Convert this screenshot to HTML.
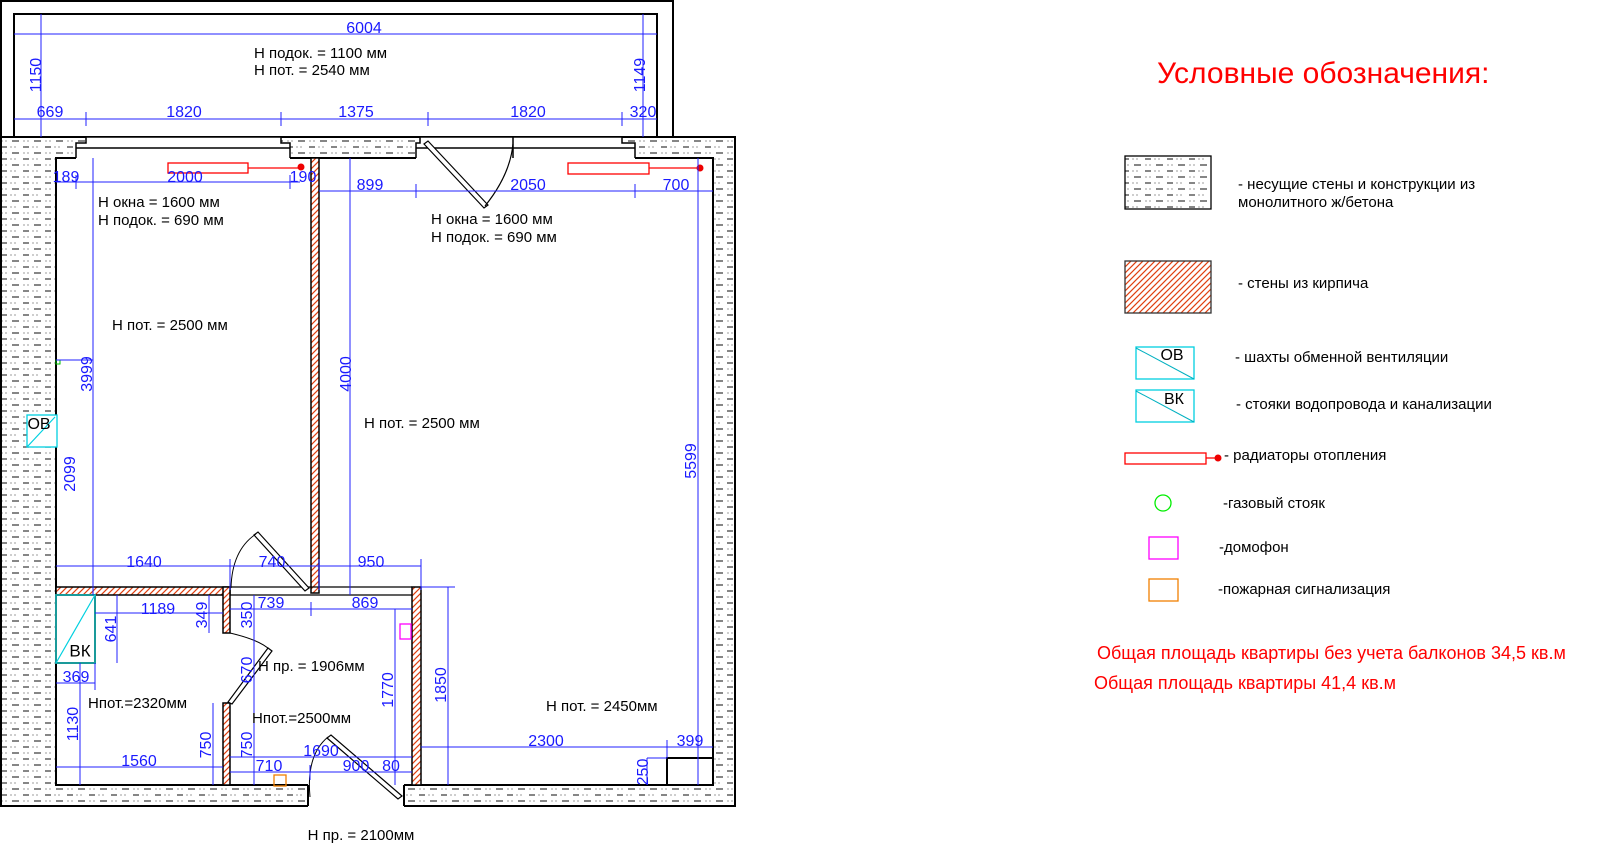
<!DOCTYPE html>
<html><head><meta charset="utf-8"><style>
html,body{margin:0;padding:0;background:#fff;}
svg{display:block;}
text{font-family:"Liberation Sans",sans-serif;}
.d{stroke:#2020ff;stroke-width:1;fill:none;}
.dt{fill:#1a1aff;font-size:16px;text-anchor:middle;dominant-baseline:middle;}
.bt{fill:#000;font-size:15px;dominant-baseline:middle;}
.lt{fill:#000;font-size:15px;dominant-baseline:middle;}
</style></head><body>
<svg width="1600" height="845" viewBox="0 0 1600 845" xmlns="http://www.w3.org/2000/svg">
<defs>
<pattern id="conc" width="22" height="12" patternUnits="userSpaceOnUse">
<rect width="22" height="12" fill="#fff"/>
<line x1="1" y1="3" x2="7" y2="3" stroke="#444" stroke-width="1.3"/>
<circle cx="11" cy="3" r="0.6" fill="#555"/><circle cx="15" cy="3" r="0.6" fill="#555"/>
<circle cx="2" cy="9" r="0.6" fill="#555"/><circle cx="6" cy="9" r="0.6" fill="#555"/>
<line x1="12" y1="9" x2="19" y2="9" stroke="#444" stroke-width="1.3"/>
</pattern>
<pattern id="brick" width="6" height="6" patternUnits="userSpaceOnUse">
<rect width="6" height="6" fill="#fff"/>
<path d="M-1,7 L7,-1 M-1,1 L1,-1 M5,7 L7,5" stroke="#e04010" stroke-width="1.2"/>
</pattern>
</defs>

<rect x="1" y="1" width="672" height="140" fill="#fff" stroke="#000" stroke-width="2"/>
<rect x="14" y="14" width="643" height="127" fill="#fff" stroke="#000" stroke-width="2"/>

<rect x="1" y="137" width="734" height="669" fill="url(#conc)" stroke="#000" stroke-width="2"/>
<rect x="56" y="158" width="657" height="627" fill="#fff" stroke="#000" stroke-width="2"/>
<rect x="86" y="137" width="195" height="7" fill="#fff"/>
<rect x="76" y="143" width="214" height="16" fill="#fff"/>
<path d="M86,137 H281 V143 H290 V158 M76,158 V143 H86 V137 M76,148 H290" stroke="#000" stroke-width="1.5" fill="none"/>
<rect x="420" y="137" width="202" height="7" fill="#fff"/>
<rect x="416" y="143" width="219" height="16" fill="#fff"/>
<path d="M420,137 H622 V143 H635 V158 M416,158 V143 H420 V137 M416,148 H635 M513,137 V158" stroke="#000" stroke-width="1.5" fill="none"/>
<line x1="290" y1="137" x2="420" y2="137" stroke="#000" stroke-width="2"/>
<path d="M424,144 L484,208 L488,205 L428,141 Z" fill="#fff" stroke="#000" stroke-width="1.2"/>
<path d="M485,206 Q510,175 513,144" fill="none" stroke="#000" stroke-width="1.2"/>

<rect x="308" y="784" width="96" height="26" fill="#fff"/>
<line x1="308" y1="785" x2="308" y2="806" stroke="#000" stroke-width="2"/>
<line x1="404" y1="785" x2="404" y2="806" stroke="#000" stroke-width="2"/>
<path d="M327,738 L398,799 L402,796 L331,735 Z" fill="#fff" stroke="#000" stroke-width="1.2"/>
<path d="M310,797 Q306,755 328,737" fill="none" stroke="#000" stroke-width="1"/>

<rect x="311" y="158" width="8" height="435" fill="url(#brick)" stroke="#000" stroke-width="1.5"/>
<rect x="56" y="587" width="174" height="8" fill="url(#brick)" stroke="#000" stroke-width="1.5"/>
<rect x="223" y="587" width="7" height="46" fill="url(#brick)" stroke="#000" stroke-width="1.5"/>
<rect x="223" y="703" width="7" height="82" fill="url(#brick)" stroke="#000" stroke-width="1.5"/>
<rect x="412" y="587" width="9" height="198" fill="url(#brick)" stroke="#000" stroke-width="1.5"/>
<path d="M230,587 H412 M230,595 H412" stroke="#000" stroke-width="1.3"/>
<path d="M254,535 L305,591 L309,588 L258,532 Z" fill="#fff" stroke="#000" stroke-width="1.2"/>
<path d="M231,588 Q232,550 256,534" fill="none" stroke="#000" stroke-width="1"/>
<path d="M230,633 Q260,640 270,650" fill="none" stroke="#000" stroke-width="1"/>
<path d="M268,648 L228,702 L232,704 L272,651 Z" fill="#fff" stroke="#000" stroke-width="1.2"/>

<rect x="56" y="595" width="39" height="68" fill="#fff" stroke="#1a9a9a" stroke-width="2"/>
<line x1="95" y1="595" x2="56" y2="663" stroke="#00d0e0" stroke-width="1.2"/>
<text x="80" y="652" font-size="17" text-anchor="middle" dominant-baseline="middle">ВК</text>
<rect x="27" y="415" width="30" height="32" fill="#fff" stroke="#00d0e0" stroke-width="1.3"/>
<line x1="55" y1="417" x2="27" y2="447" stroke="#00d0e0" stroke-width="1.2"/>
<text x="39" y="425" font-size="16" text-anchor="middle" dominant-baseline="middle">ОВ</text>
<rect x="56" y="360" width="4" height="4" fill="none" stroke="#00c000"/>
<path d="M667,785 V758 H713" stroke="#000" stroke-width="2" fill="none"/>
<rect x="168" y="163" width="80" height="10" fill="none" stroke="red" stroke-width="1.3"/>
<line x1="248" y1="168" x2="301" y2="168" stroke="red" stroke-width="1.3"/><circle cx="301" cy="167" r="3.5" fill="#e00"/>
<rect x="568" y="163" width="81" height="11" fill="none" stroke="red" stroke-width="1.3"/>
<line x1="649" y1="168" x2="700" y2="168" stroke="red" stroke-width="1.3"/><circle cx="700" cy="168" r="3.5" fill="#e00"/>
<rect x="400" y="624" width="11" height="15" fill="none" stroke="#f0f" stroke-width="1.3"/>
<rect x="274" y="775" width="12" height="11" fill="none" stroke="#f08000" stroke-width="1.3"/>

<g class="d">
<path d="M14,34 H657 M41,14 V137 M643,14 V137 M14,119 H657 M86,112 V126 M281,112 V126 M428,112 V126 M622,112 V126"/>
<path d="M56,182 H300 M76,175 V189 M290,175 V189 M319,191 H713 M416,184 V198 M635,184 V198"/>
<path d="M93,158 V595 M56,360 H93 M350,158 V595 M698,158 V785"/>
<path d="M56,566 H421 M230,559 V590 M319,559 V590 M421,559 V590"/>
<path d="M230,609 H412 M311,602 V616 M95,613 H223 M117,595 V663 M56,683 H95 M95,663 V690 M80,663 V785"/>
<path d="M56,767 H223 M213,703 V785 M209,595 V633 M254,595 V785 M230,757 H412 M230,772 H412 M310,765 V780 M395,765 V780"/>
<path d="M395,609 V785 M448,587 V785 M421,587 H455 M421,747 H713 M667,740 V758 M647,758 V785 M647,758 H667"/>
</g>
<g class="dt">
<text x="364" y="29">6004</text>
<text x="50" y="113">669</text><text x="184" y="113">1820</text><text x="356" y="113">1375</text><text x="528" y="113">1820</text><text x="643" y="113">320</text>
<text x="66" y="178">189</text><text x="185" y="178">2000</text><text x="303" y="178">190</text>
<text x="370" y="186">899</text><text x="528" y="186">2050</text><text x="676" y="186">700</text>
<text x="144" y="563">1640</text><text x="272" y="563">740</text><text x="371" y="563">950</text>
<text x="271" y="604">739</text><text x="365" y="604">869</text><text x="158" y="610">1189</text>
<text x="76" y="678">369</text><text x="139" y="762">1560</text><text x="321" y="752">1690</text>
<text x="269" y="767">710</text><text x="356" y="767">900</text><text x="391" y="767">80</text>
<text x="546" y="742">2300</text><text x="690" y="742">399</text>
<text transform="translate(37,75) rotate(-90)">1150</text>
<text transform="translate(641,75) rotate(-90)">1149</text>
<text transform="translate(88,374) rotate(-90)">3999</text>
<text transform="translate(71,474) rotate(-90)">2099</text>
<text transform="translate(347,374) rotate(-90)">4000</text>
<text transform="translate(692,461) rotate(-90)">5599</text>
<text transform="translate(112,629) rotate(-90)">641</text>
<text transform="translate(203,615) rotate(-90)">349</text>
<text transform="translate(248,615) rotate(-90)">350</text>
<text transform="translate(248,670) rotate(-90)">670</text>
<text transform="translate(389,690) rotate(-90)">1770</text>
<text transform="translate(442,685) rotate(-90)">1850</text>
<text transform="translate(74,724) rotate(-90)">1130</text>
<text transform="translate(207,745) rotate(-90)">750</text>
<text transform="translate(248,745) rotate(-90)">750</text>
<text transform="translate(644,772) rotate(-90)">250</text>
</g>
<g class="bt">
<text x="254" y="54">Н подок. = 1100 мм</text>
<text x="254" y="71">Н пот. = 2540 мм</text>
<text x="98" y="203">Н окна = 1600 мм</text>
<text x="98" y="221">Н подок. = 690 мм</text>
<text x="431" y="220">Н окна = 1600 мм</text>
<text x="431" y="238">Н подок. = 690 мм</text>
<text x="112" y="326">Н пот. = 2500 мм</text>
<text x="364" y="424">Н пот. = 2500 мм</text>
<text x="258" y="667">Н пр. = 1906мм</text>
<text x="88" y="704">Нпот.=2320мм</text>
<text x="252" y="719">Нпот.=2500мм</text>
<text x="546" y="707">Н пот. = 2450мм</text>
<text x="361" y="836" text-anchor="middle">Н пр. = 2100мм</text>
</g>

<text x="1157" y="75" font-size="30" fill="#f00" dominant-baseline="middle">Условные обозначения:</text>
<rect x="1125" y="156" width="86" height="53" fill="url(#conc)" stroke="#000" stroke-width="1.3"/>
<text class="lt" x="1238" y="185">- несущие стены и конструкции из</text>
<text class="lt" x="1238" y="203">монолитного ж/бетона</text>
<rect x="1125" y="261" width="86" height="52" fill="url(#brick)" stroke="#333" stroke-width="1.3"/>
<text class="lt" x="1238" y="284">- стены из кирпича</text>
<rect x="1136" y="347" width="58" height="32" fill="#fff" stroke="#00d0e0" stroke-width="1.3"/>
<line x1="1136" y1="348" x2="1194" y2="379" stroke="#00b0c0"/>
<text x="1172" y="356" font-size="16" text-anchor="middle" dominant-baseline="middle">ОВ</text>
<text class="lt" x="1235" y="358">- шахты обменной вентиляции</text>
<rect x="1136" y="390" width="58" height="32" fill="#fff" stroke="#00d0e0" stroke-width="1.3"/>
<line x1="1136" y1="391" x2="1194" y2="422" stroke="#00b0c0"/>
<text x="1174" y="400" font-size="16" text-anchor="middle" dominant-baseline="middle">ВК</text>
<text class="lt" x="1236" y="405">- стояки водопровода и канализации</text>
<rect x="1125" y="453" width="81" height="11" fill="none" stroke="red" stroke-width="1.3"/>
<line x1="1206" y1="458" x2="1218" y2="458" stroke="red" stroke-width="1.3"/><circle cx="1218" cy="458" r="3.5" fill="#e00"/>
<text class="lt" x="1224" y="456">- радиаторы отопления</text>
<circle cx="1163" cy="503" r="8" fill="none" stroke="#0e0" stroke-width="1.3"/>
<text class="lt" x="1223" y="504">-газовый стояк</text>
<rect x="1149" y="537" width="29" height="22" fill="none" stroke="#f0f" stroke-width="1.3"/>
<text class="lt" x="1219" y="548">-домофон</text>
<rect x="1149" y="579" width="29" height="22" fill="none" stroke="#f08000" stroke-width="1.3"/>
<text class="lt" x="1218" y="590">-пожарная сигнализация</text>
<text x="1097" y="654" font-size="18" fill="#f00" dominant-baseline="middle">Общая площадь квартиры без учета балконов  34,5 кв.м</text>
<text x="1094" y="684" font-size="18" fill="#f00" dominant-baseline="middle">Общая площадь квартиры 41,4 кв.м</text>
</svg>
</body></html>
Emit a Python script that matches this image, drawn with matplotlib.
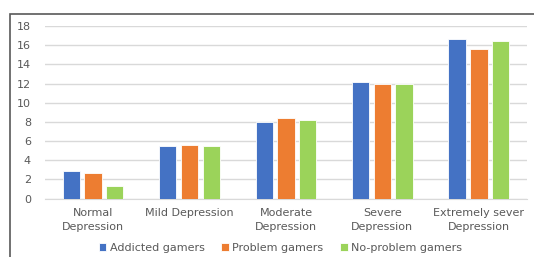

⁂

• _The request_
Which lines include "this"? Copy each of them out.

• _Finished exercise_
Convert this screenshot to HTML.
Emit a Python script that matches this image, drawn with matplotlib.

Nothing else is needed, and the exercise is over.